DM: And the pandemic has added to this because you’ve got more demand for devices as people work from home – not just toasters, but computers, laptops, iPads, et cetera – and we’ve had disruption in factories because of Covid where people have had shutdowns. So it really is a supply and demand dynamic that Juliet described and the best estimate is that that supply/demand will be weak for the next six months. So yeah, it has been quite a fascinating thing , that these small parts of the devices are actually so very critical to them.

 

[12:54]

 

SS: And just taking all of this into consideration, how should investors be investing at the moment?

 

DM:  Well, this is, I think, you know, what to buy and when to buy is always the tricky question. And I’ve used this analogy many times, but if you were a Martian and you came down from Mars on the 1st of February 2020, before really pandemic hit global markets, and really the globe, who would have known that the US market would be up 30% or thereabouts since then.

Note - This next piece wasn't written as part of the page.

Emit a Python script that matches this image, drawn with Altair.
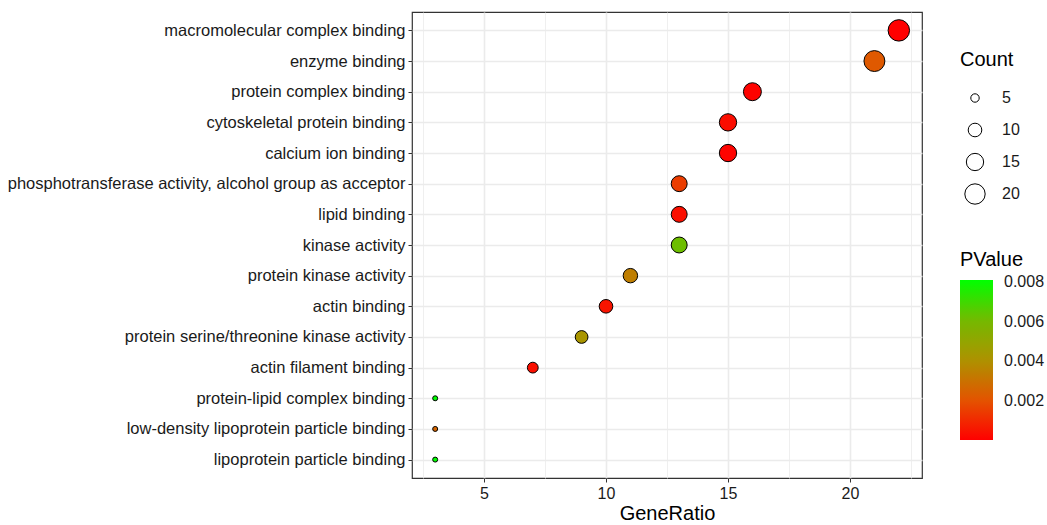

And in fact, a lot of major markets, particularly in Asia, there are higher levels than they were yet we’ve had this huge global pandemic. So stock markets wobbled and quite substantially and in very quick order in February and March 2020. But since then, whilst we’ve had increased volatility, everything has gone back up. So it is difficult to know what to buy and something we talk about all the time, but also during this period of the pandemic, people have been saving more and more and there’s you know, money has to flow somewhere. You haven’t been able to spend it. So maybe people have been buying equities and hence pushing markets up. So short-term it’s very difficult to say, Juliet have you’ve got some thoughts on this?

 

JSL: I mean you know it’s very dull and we always say this, but a) diversification is key, because as we’ve seen, you know, we just talked about that recent value rally. And you know, if you’ve, if you’ve continued to hold a bit of value, as well as having growth stocks, that’s done very well for you recently. So I think diversification globally across sector and across sectors is good. And also, you know, don’t forget that you can invest monthly and then that way, you know, if markets do fall, you know, you effectively get more for your money.

 

DM: Yeah. I think the old pound cost averaging is a hugely important thing. And, you know, I’m well into my third decade in investing, and it is really difficult to time markets, you know, at the height of the fear in February and March of last year. Well, now we know that was the bottom of the end of that market cycle, but who knew with Covid? Markets could have halved again. And if you were just saving every single month, it does take away that want to try and time stock markets. So yes, saving monthly is always a good idea in my opinion.

 

[15:34]

 

SS: So given what you’ve said about valuations, where have you been adding?

 

JSL: Well, you know, again on the diversification front, I think global income funds look interesting at the moment because, you know, at least you’re getting some yield in there as well. So we’ve been looking at M&G Global Dividend and Fidelity Global Dividend and adding to that at the moment.

 

DM: Yeah. And with respect to those valuations, I mean, Fidelity Global Dividend has a sensitivity of  0.8 to the market that would otherwise be called ‘beta’. So if markets go up one, that should go up 0.8. If markets go down one, it should go down 0.8. So it’s global equity, but with a slightly lower risk profile.

 

SS: Both of those funds, I believe, have managed to actually increase their dividends last year amongst all of the cuts that took place, which is quite a testament to those stocks that they’re invested in, I suppose?

 

DM: Yeah, we were fortunate enough to meet up with the fund manager of Fidelity Global Dividend, and he actually increased his yield in that 12 month period. And I think he said only three of his stocks in total cut and the rest of his portfolio actually maintained or grew their dividend, which shows the sort of company that he does invest in those really robust, defensive, good, solid equity income payers.